◆ DATA:
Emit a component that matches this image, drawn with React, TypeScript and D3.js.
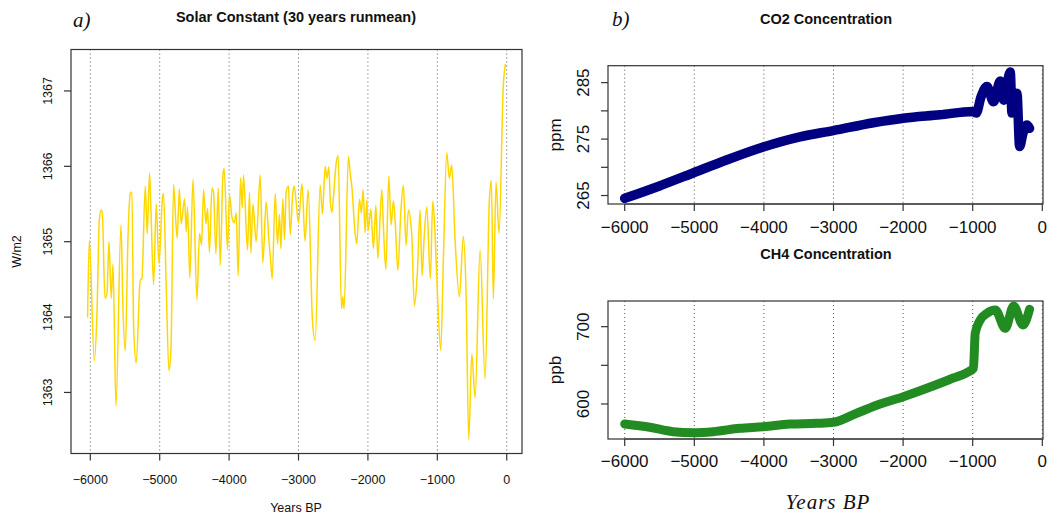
import React from 'react';
import * as d3 from 'd3';

// Solar constant, 30-year running mean (years BP, W/m2)
const solarYears = [
  -6039, -6014, -5942, -5904, -5870, -5846, -5827, -5789, -5760, -5731, -5698, -5673, -5630, -5558,
  -5530, -5496, -5457, -5424, -5400, -5376, -5338, -5280, -5256, -5208, -5180, -5146, -5126, -5088,
  -5050, -5011, -4959, -4945, -4906, -4867, -4838, -4800, -4766, -4747, -4718, -4690, -4642, -4618,
  -4599, -4566, -4520, -4464, -4426, -4397, -4368, -4334, -4311, -4283, -4248, -4225, -4190, -4157,
  -4128, -4089, -4071, -4023, -3994, -3960, -3927, -3898, -3869, -3836, -3811, -3793, -3735, -3706,
  -3686, -3657, -3610, -3552, -3514, -3466, -3427, -3404, -3379, -3336, -3303, -3274, -3254, -3225,
  -3202, -3178, -3145, -3120, -3082, -3063, -3034, -3001, -2950, -2906, -2861, -2799, -2760, -2688,
  -2655, -2616, -2592, -2563, -2544, -2520, -2497, -2458, -2429, -2381, -2362, -2343, -2281, -2256,
  -2232, -2184, -2160, -2122, -2094, -2069, -2040, -2016, -1997, -1958, -1921, -1886, -1857, -1800,
  -1777, -1742, -1699, -1666, -1633, -1608, -1569, -1526, -1489, -1450, -1417, -1369, -1331, -1287,
  -1248, -1220, -1191, -1152, -1100, -1066, -1033, -1000, -951, -913, -864, -827, -793, -744,
  -682, -625, -586, -547, -503, -456, -384, -312, -250, -221, -193, -154, -111, -49, -20,
];
const solarValues = [
  1364.0, 1365.02, 1363.42, 1364.05, 1365.28, 1365.42, 1365.38, 1364.25, 1364.31, 1365.0, 1364.25, 1364.7, 1362.82, 1365.22,
  1364.13, 1363.55, 1365.06, 1365.64, 1365.66, 1363.87, 1363.39, 1364.49, 1364.51, 1365.74, 1365.11, 1365.91, 1365.42, 1364.43,
  1365.5, 1364.71, 1365.59, 1365.64, 1364.4, 1363.29, 1363.56, 1365.76, 1365.24, 1365.05, 1365.7, 1365.24, 1365.57, 1365.13,
  1365.46, 1364.52, 1365.83, 1364.23, 1365.11, 1364.96, 1365.69, 1365.24, 1365.44, 1364.86, 1365.71, 1365.66, 1364.84, 1365.71,
  1364.69, 1365.88, 1365.97, 1364.9, 1365.62, 1365.33, 1365.25, 1365.38, 1364.55, 1365.85, 1365.45, 1365.88, 1364.89, 1365.65,
  1364.85, 1365.5, 1365.0, 1365.88, 1364.72, 1365.53, 1365.02, 1364.78, 1364.51, 1365.64, 1364.97, 1365.36, 1364.91, 1365.57,
  1365.03, 1365.66, 1365.74, 1365.09, 1365.65, 1365.74, 1365.53, 1365.25, 1365.77, 1365.01, 1365.69, 1363.95, 1363.69, 1365.75,
  1365.37, 1366.0, 1365.84, 1365.99, 1365.57, 1365.39, 1365.59, 1366.04, 1366.14, 1364.11, 1364.27, 1364.11, 1366.13, 1365.91,
  1365.73, 1365.11, 1364.97, 1365.56, 1365.38, 1365.69, 1365.12, 1365.55, 1365.15, 1365.43, 1364.91, 1365.48, 1364.78, 1365.69,
  1365.2, 1364.63, 1365.87, 1365.22, 1365.54, 1365.28, 1364.62, 1365.39, 1365.75, 1364.95, 1365.42, 1365.1, 1364.15, 1364.6,
  1365.42, 1364.55, 1365.04, 1365.46, 1364.51, 1365.54, 1365.11, 1364.35, 1363.56, 1364.75, 1366.18, 1365.84, 1366.02, 1365.02,
  1364.27, 1365.07, 1364.31, 1362.38, 1363.51, 1362.93, 1364.89, 1363.18, 1365.55, 1365.81, 1364.24, 1365.79, 1365.11, 1367.08, 1367.35,
];

// CO2 concentration (ppm)
const co2Years = [-6000, -5500, -5017, -4537, -4010, -3482, -3003, -2427, -1996, -1468, -1000, -950, -880, -796, -700, -604, -556, -460, -436, -364, -326, -278, -221, -183];
const co2Values = [264.5, 266.7, 269.0, 271.3, 273.6, 275.4, 276.5, 277.9, 278.7, 279.3, 279.9, 279.6, 282.5, 284.3, 281.6, 285.3, 281.9, 286.9, 279.6, 283.1, 273.7, 276.0, 277.5, 276.9];

// CH4 concentration (ppb)
const ch4Years = [-6000, -5640, -5305, -5017, -4729, -4345, -4010, -3626, -3242, -3003, -2667, -2331, -1996, -1659, -1324, -1084, -989, -964, -892, -796, -676, -532, -412, -278, -183];
const ch4Values = [574.1, 569.9, 564.2, 562.9, 564.2, 568.6, 570.6, 574.1, 575.0, 576.3, 588.0, 600.0, 609.4, 620.3, 632.0, 640.5, 646.2, 691.5, 708.7, 717.3, 721.6, 697.9, 726.8, 702.2, 722.5];

const yearTicks = [-6000, -5000, -4000, -3000, -2000, -1000, 0];
const solarTicks = [1363, 1364, 1365, 1366, 1367];
const co2Ticks = [265, 270, 275, 280, 285];
const co2Labels = [265, 275, 285];
const ch4Ticks = [600, 650, 700];
const ch4Labels = [600, 700];

const SANS = 'Liberation Sans, Arial, Helvetica, sans-serif';
const SERIF = 'Liberation Serif, DejaVu Serif, serif';
const fmt = (v: number) => (v < 0 ? '\u2212' + Math.abs(v) : String(v));

type PanelProps = {
  id: string;
  box: { x0: number; x1: number; y0: number; y1: number };
  x: d3.ScaleLinear<number, number>;
  y: d3.ScaleLinear<number, number>;
  xs: number[];
  ys: number[];
  yTicks: number[];
  yLabels: number[];
  color: string;
  width: number;
  font: number;
  ylab: string;
  ylabX: number;
  yTickX: number;
  xTickY: number;
  curve: d3.CurveFactory;
};

function Panel(p: PanelProps) {
  const { box, x, y } = p;
  const line = d3
    .line<number>()
    .x((_, i) => x(p.xs[i]))
    .y((d) => y(d))
    .curve(p.curve);
  return (
    <g>
      <clipPath id={p.id}>
        <rect x={box.x0} y={box.y0} width={box.x1 - box.x0} height={box.y1 - box.y0} />
      </clipPath>
      {yearTicks.map((t) => (
        <line key={'g' + t} x1={x(t)} x2={x(t)} y1={box.y0} y2={box.y1} stroke="#555" strokeWidth={1} strokeDasharray="1,3" />
      ))}
      <path
        d={line(p.ys) || ''}
        fill="none"
        stroke={p.color}
        strokeWidth={p.width}
        strokeLinejoin="round"
        strokeLinecap="round"
        clipPath={`url(#${p.id})`}
      />
      <rect x={box.x0} y={box.y0} width={box.x1 - box.x0} height={box.y1 - box.y0} fill="none" stroke="#333" strokeWidth={1.2} />
      {/* x axis */}
      <line x1={x(yearTicks[0])} x2={x(yearTicks[yearTicks.length - 1])} y1={box.y1} y2={box.y1} stroke="#333" />
      {yearTicks.map((t) => (
        <g key={'x' + t}>
          <line x1={x(t)} x2={x(t)} y1={box.y1} y2={box.y1 + 7} stroke="#333" strokeWidth={1.2} />
          <text x={x(t)} y={p.xTickY} textAnchor="middle" fontFamily={SANS} fontSize={p.font} fill="#111">
            {fmt(t)}
          </text>
        </g>
      ))}
      {/* y axis */}
      {p.yTicks.map((t) => (
        <line key={'y' + t} x1={box.x0 - 7} x2={box.x0} y1={y(t)} y2={y(t)} stroke="#333" strokeWidth={1.2} />
      ))}
      {p.yLabels.map((t) => (
        <text
          key={'yl' + t}
          transform={`translate(${p.yTickX},${y(t)}) rotate(-90)`}
          textAnchor="middle"
          fontFamily={SANS}
          fontSize={p.font}
          fill="#111"
        >
          {t}
        </text>
      ))}
      <text
        transform={`translate(${p.ylabX},${(box.y0 + box.y1) / 2}) rotate(-90)`}
        textAnchor="middle"
        fontFamily={SANS}
        fontSize={p.font}
        fill="#111"
      >
        {p.ylab}
      </text>
    </g>
  );
}

export default function App() {
  const leftBox = { x0: 71, x1: 522, y0: 49.5, y1: 453.5 };
  const topBox = { x0: 608, x1: 1043, y0: 65.7, y1: 204 };
  const botBox = { x0: 608, x1: 1043, y0: 301, y1: 439 };

  const xL = d3.scaleLinear().domain([-6278, 220]).range([leftBox.x0, leftBox.x1]);
  const yL = d3.scaleLinear().domain([1362.19, 1367.55]).range([leftBox.y1, leftBox.y0]);
  const xR = d3.scaleLinear().domain([-6240, 10]).range([topBox.x0, topBox.x1]);
  const yCO2 = d3.scaleLinear().domain([263.5, 288.0]).range([topBox.y1, topBox.y0]);
  const yCH4 = d3.scaleLinear().domain([554.7, 733.2]).range([botBox.y1, botBox.y0]);

  return (
    <svg width={1049} height={515} style={{ position: 'fixed', left: 0, top: 0, background: '#fff' }}>
      <rect width={1049} height={515} fill="#fff" />
      <Panel
        id="clipL"
        box={leftBox}
        x={xL}
        y={yL}
        xs={solarYears}
        ys={solarValues}
        yTicks={solarTicks}
        yLabels={solarTicks}
        color="#FFD700"
        width={1.5}
        font={12.5}
        ylab="W/m2"
        ylabX={21}
        yTickX={52}
        xTickY={484}
        curve={d3.curveMonotoneX}
      />
      <Panel
        id="clipT"
        box={topBox}
        x={xR}
        y={yCO2}
        xs={co2Years}
        ys={co2Values}
        yTicks={co2Ticks}
        yLabels={co2Labels}
        color="#000080"
        width={9.5}
        font={17}
        ylab="ppm"
        ylabX={561}
        yTickX={589}
        xTickY={233}
        curve={d3.curveMonotoneX}
      />
      <Panel
        id="clipB"
        box={botBox}
        x={xR}
        y={yCH4}
        xs={ch4Years}
        ys={ch4Values}
        yTicks={ch4Ticks}
        yLabels={ch4Labels}
        color="#228B22"
        width={9}
        font={17}
        ylab="ppb"
        ylabX={561}
        yTickX={589}
        xTickY={467}
        curve={d3.curveMonotoneX}
      />
      <text x={296} y={22} textAnchor="middle" fontFamily={SANS} fontWeight="bold" fontSize={14.5} fill="#111">
        Solar Constant (30 years runmean)
      </text>
      <text x={296} y={512} textAnchor="middle" fontFamily={SANS} fontSize={12.5} fill="#111">
        Years BP
      </text>
      <text x={826} y={24} textAnchor="middle" fontFamily={SANS} fontWeight="bold" fontSize={14.5} fill="#111">
        CO2 Concentration
      </text>
      <text x={826} y={259} textAnchor="middle" fontFamily={SANS} fontWeight="bold" fontSize={14.5} fill="#111">
        CH4 Concentration
      </text>
      <text x={73} y={27} fontFamily={SERIF} fontStyle="italic" fontSize={21} fill="#111">
        a)
      </text>
      <text x={612} y={26} fontFamily={SERIF} fontStyle="italic" fontSize={21} fill="#111">
        b)
      </text>
      <text x={828} y={509} textAnchor="middle" fontFamily={SERIF} fontStyle="italic" fontSize={21} letterSpacing={1} fill="#111">
        Years BP
      </text>
    </svg>
  );
}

◆ REQUEST: Go from the first line of the data above to the line containing "import * as d3 from 'd3';" and retype exactly those lines, both included, but none of the pictures.

◆ RESPONSE TO THIS EXERCISE:
Emit a component that matches this image, drawn with React, TypeScript and D3.js.
import React from 'react';
import * as d3 from 'd3';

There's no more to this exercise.